Nearly 50 per cent of all parts and more than 70 per cent of all body panels are new

Nearly 50 per cent of all parts and more than 70 per cent of all body panels are new

The engine, still a V12, has 60 horsepower more than the original, taking it to 510, and while this sounds like a lot, it is worth bearing in mind that the lead two-seater super-convertible at the time of the Aston’s original launch, the Mercedes SL55 AMG, managed more or less that kind of output a full 10 years ago. (Its successor has even more now.) And the Aston is not a lightweight car.

For the purposes of an honest assessment, I took along as a passenger a friend who bought one of the first DB9s to appear in 2003 and who still owns it, among numerous other cars. (His is a coupe, while my new test car was a convertible ‘Volante’ version). His immediate response a few seconds after we set off down a central London road was that this model was far more refined, quiet, and smooth in its ride. “It’s like being in a saloon car,” he said. “Mine is like a wooden go-kart in comparison.”

The actual driving experience is also very different, although subtly so. The car sounds the same — that is to say, magnificent — and you still know you are at the helm of a long two-seater super-sports car. This DB9’s responses are smooth, accurate, progressive: it is a relaxing car to drive slowly through traffic, especially when you hit the D button for fully-automatic mode. It heads into corners with gentle determination, or with gusto when you push it, although at speed you are more aware that this is quite a heavy car, despite the admirable flatness of the suspension. What is new is the suppleness to both ride and handling: there is no crashing of suspension, no unnecessarily sudden responses. It makes for a far more satisfying and relaxing experience.

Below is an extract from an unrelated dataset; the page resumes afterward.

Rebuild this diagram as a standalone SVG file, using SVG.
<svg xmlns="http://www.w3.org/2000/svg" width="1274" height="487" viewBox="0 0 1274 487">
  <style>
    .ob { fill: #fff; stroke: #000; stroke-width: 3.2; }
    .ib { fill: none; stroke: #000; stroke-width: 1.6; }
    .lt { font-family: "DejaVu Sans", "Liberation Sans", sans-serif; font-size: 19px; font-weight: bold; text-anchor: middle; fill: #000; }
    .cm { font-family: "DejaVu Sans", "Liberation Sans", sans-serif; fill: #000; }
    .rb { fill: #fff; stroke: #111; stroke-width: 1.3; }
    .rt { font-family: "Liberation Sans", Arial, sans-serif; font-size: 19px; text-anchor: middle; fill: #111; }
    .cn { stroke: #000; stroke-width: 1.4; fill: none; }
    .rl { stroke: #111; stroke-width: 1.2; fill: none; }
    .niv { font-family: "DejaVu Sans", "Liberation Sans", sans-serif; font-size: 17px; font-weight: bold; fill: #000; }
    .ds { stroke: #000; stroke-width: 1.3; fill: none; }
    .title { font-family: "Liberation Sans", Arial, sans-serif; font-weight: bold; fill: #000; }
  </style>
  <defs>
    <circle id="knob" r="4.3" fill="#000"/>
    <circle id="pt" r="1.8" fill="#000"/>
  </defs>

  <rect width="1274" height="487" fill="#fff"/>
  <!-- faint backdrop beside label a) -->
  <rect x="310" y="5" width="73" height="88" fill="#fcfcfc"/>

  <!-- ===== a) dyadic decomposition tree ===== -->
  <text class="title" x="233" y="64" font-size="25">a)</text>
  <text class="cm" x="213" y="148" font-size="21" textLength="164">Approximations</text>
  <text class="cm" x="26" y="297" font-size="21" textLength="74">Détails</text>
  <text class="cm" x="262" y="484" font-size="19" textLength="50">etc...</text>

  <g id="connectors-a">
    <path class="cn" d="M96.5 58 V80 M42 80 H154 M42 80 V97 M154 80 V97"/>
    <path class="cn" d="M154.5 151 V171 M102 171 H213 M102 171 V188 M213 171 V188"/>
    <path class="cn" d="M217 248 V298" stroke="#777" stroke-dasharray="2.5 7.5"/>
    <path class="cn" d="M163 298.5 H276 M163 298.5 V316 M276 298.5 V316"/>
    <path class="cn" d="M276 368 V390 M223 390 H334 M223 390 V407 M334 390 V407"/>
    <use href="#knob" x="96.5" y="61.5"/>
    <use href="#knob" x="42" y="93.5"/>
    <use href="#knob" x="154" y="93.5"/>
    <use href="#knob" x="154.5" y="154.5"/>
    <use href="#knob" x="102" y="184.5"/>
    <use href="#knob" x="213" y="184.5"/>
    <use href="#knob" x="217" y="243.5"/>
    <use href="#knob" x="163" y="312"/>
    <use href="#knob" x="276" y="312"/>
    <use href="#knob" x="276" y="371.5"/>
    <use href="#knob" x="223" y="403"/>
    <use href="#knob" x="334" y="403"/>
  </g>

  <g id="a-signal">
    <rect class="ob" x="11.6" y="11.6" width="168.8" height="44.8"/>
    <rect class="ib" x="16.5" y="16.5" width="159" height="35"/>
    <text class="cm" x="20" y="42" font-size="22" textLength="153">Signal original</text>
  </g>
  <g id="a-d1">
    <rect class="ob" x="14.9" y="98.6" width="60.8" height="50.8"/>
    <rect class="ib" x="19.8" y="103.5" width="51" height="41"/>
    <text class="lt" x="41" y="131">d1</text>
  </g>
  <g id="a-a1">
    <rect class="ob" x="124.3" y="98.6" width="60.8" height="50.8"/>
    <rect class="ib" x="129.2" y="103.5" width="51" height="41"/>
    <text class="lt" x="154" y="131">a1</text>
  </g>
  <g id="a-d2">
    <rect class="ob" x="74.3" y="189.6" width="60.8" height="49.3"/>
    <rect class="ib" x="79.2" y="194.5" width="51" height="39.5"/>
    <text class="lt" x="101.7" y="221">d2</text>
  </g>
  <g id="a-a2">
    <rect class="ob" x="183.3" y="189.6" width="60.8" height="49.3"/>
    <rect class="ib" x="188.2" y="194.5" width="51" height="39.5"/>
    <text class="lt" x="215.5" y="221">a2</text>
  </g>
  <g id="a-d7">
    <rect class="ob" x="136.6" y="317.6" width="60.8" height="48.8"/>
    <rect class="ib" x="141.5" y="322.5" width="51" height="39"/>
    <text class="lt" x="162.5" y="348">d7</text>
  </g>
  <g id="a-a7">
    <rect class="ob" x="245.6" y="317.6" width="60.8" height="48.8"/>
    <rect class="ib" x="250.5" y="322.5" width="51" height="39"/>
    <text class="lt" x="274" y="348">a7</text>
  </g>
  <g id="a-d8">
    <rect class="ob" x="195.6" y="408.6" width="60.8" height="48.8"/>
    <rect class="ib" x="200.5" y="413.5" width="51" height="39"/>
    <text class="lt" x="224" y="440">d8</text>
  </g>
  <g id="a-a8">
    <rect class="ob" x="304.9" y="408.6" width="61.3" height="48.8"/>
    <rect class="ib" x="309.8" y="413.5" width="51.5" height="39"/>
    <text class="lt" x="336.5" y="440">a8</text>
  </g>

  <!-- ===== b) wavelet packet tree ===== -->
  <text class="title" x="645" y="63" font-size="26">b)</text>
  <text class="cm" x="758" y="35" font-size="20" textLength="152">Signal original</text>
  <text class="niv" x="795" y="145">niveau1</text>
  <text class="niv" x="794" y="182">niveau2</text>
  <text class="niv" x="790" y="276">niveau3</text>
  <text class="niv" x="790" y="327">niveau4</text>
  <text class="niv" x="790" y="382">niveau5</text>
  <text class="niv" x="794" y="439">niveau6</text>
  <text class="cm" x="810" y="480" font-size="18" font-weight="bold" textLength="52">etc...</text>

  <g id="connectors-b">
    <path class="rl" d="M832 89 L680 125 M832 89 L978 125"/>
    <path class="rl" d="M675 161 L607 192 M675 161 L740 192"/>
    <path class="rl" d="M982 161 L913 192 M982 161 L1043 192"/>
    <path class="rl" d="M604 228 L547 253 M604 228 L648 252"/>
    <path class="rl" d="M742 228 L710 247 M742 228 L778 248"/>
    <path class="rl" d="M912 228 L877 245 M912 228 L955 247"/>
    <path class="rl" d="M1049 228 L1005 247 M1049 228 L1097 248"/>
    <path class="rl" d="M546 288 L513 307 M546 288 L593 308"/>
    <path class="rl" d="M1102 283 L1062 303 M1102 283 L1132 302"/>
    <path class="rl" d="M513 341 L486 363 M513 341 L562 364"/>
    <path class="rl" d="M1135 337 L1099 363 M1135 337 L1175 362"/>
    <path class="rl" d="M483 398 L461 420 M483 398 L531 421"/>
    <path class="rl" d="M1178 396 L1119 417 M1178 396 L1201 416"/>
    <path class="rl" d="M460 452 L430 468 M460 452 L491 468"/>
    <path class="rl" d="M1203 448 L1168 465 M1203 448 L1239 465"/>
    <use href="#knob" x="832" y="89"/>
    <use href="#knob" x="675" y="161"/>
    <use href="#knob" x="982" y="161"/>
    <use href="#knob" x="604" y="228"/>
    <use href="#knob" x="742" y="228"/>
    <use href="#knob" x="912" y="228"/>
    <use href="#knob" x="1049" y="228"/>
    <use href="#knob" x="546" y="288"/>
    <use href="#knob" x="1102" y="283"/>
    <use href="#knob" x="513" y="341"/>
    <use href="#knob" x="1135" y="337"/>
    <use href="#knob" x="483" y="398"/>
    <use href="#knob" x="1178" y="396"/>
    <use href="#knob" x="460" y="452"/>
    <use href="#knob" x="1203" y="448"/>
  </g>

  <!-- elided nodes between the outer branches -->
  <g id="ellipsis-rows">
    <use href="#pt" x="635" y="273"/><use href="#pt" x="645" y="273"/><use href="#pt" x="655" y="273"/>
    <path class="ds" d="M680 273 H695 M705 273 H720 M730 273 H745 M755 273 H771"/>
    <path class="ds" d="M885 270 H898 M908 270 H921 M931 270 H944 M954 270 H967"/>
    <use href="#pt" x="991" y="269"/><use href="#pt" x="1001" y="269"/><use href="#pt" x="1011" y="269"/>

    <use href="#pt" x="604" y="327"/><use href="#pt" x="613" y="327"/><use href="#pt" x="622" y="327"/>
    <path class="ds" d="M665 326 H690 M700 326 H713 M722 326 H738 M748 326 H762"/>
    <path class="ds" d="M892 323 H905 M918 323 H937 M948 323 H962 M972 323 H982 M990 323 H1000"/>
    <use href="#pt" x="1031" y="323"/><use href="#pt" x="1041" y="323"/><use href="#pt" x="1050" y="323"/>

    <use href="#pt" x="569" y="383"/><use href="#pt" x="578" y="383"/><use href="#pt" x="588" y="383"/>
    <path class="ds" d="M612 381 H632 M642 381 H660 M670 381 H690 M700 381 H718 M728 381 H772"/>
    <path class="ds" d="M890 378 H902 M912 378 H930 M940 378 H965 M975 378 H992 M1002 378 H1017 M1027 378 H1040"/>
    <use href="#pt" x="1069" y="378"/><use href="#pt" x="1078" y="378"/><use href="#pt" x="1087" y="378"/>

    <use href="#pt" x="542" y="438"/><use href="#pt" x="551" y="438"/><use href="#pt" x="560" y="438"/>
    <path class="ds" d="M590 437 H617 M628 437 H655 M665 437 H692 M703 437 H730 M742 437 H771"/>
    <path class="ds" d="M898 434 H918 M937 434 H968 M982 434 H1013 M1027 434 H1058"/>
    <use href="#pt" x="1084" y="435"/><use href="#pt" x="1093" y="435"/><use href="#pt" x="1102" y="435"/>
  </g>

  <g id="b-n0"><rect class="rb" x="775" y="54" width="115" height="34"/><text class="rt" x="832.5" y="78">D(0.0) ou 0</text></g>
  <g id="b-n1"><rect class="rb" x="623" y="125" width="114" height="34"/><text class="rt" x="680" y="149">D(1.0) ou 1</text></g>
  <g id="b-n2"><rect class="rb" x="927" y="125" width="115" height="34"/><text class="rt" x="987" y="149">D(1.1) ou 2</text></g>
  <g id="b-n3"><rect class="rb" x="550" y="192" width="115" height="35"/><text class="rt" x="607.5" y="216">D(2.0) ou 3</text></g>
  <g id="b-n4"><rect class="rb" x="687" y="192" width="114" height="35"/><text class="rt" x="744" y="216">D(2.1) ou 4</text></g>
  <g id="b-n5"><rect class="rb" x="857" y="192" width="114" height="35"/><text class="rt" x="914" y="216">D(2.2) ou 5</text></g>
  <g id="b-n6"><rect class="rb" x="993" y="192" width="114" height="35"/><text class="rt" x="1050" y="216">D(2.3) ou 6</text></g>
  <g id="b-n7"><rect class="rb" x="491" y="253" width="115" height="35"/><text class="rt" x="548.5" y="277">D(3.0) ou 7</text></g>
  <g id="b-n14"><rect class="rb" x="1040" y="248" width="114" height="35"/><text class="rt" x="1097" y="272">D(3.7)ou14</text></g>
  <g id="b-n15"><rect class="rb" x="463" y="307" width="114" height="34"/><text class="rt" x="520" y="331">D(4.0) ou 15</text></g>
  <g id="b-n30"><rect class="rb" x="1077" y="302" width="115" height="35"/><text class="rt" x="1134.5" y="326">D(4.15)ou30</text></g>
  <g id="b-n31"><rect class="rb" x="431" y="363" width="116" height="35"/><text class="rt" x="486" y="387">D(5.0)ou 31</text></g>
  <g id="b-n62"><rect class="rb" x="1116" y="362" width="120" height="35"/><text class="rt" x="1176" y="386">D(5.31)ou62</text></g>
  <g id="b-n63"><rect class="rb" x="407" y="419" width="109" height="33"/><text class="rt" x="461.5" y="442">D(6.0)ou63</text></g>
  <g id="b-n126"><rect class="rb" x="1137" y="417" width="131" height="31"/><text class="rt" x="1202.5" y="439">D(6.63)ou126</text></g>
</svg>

The engine wails mellifluously when you accelerate, and this, combined with the looks which are as striking today as on the previous model, means it scores highly on the head-turn-o-meter I use while driving among tourists in central London. (Most accurately measured by the scientific measurement of cp/h, or cellphone pictures per hour.)

The Aston also has two back seats, although you need very understanding children if you are planning to sit them there (adults won’t fit) and they are best suited to Hermès and Chanel bags, including the larger sizes.

It seems almost all the niggles of the previous DB9 have been ironed out in this new model, although I should mention one factor that will be of concern to a minority of readers. The acceleration is fast, true and smooth, as a V12’s should be: but the car lacks the ultimate punch of today’s latest cars of this price, most of which would leave the Aston behind on cross-country blast (I am thinking in particular of the Ferrari California and Mercedes SL63 AMG). This may only make a difference of mere minutes to a journey, but it also means that an overtaking manoeuvre that is accomplished easily by those other cars might be tight in the Aston: and that’s not necessarily what you might expect from a car with an Aston Martin badge and a V12 engine and a price tag to match.

If that doesn’t worry you — and in most places, you won’t be able to use the car’s full power in any case — then the new DB9 Volante is as beautiful as it gets, and now refined, sophisticated and modern to go with it.